Sergey Sharybin (sergey) planned changes to this revision.May 16 2016, 6:35 PM
Sergey Sharybin (sergey) added inline comments.
intern/cycles/kernel/kernel_shadow.h
70–73

Uh, the intention was to allocate transparent_max_bounce intersections straight away. Doing re-allocations is more costly that 1024 preallocated hits.

That's a good catch :)

intern/cycles/kernel/kernel_volume.h
647–653

Will do.

intern/cycles/kernel/kernel_volume.h
647–653

Actually I think it will be a problem with branched path tracing. In kernel_path_indirect it deallocates the array before doing the volume bounce, but you still use the array from the first and second bounces at the same time. It's just limited to 2 at the same time max.

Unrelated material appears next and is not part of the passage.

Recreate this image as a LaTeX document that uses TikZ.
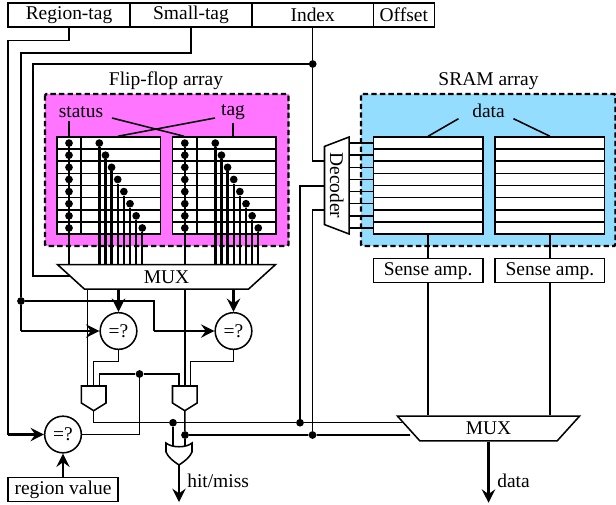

intern/cycles/kernel/kernel_volume.h
647–653

Will need to have a closer look (hopefully tomorrow, not entirely sure what's exact first and second bounce you're refferring to. But if it's just two bounces to keep at a time we can store two pointers and bitmask of some sort to see what arrays are free. Should still be cheaper than doing alloc/free for each of integrations.

Gimme some time to go over the corners in details tho..

Sergey Sharybin (sergey) edited edge metadata.

Solve issues reported by Brecht.

Minor code style fix

This revision is now accepted and ready to land.May 17 2016, 9:28 PM
This revision was automatically updated to reflect the committed changes.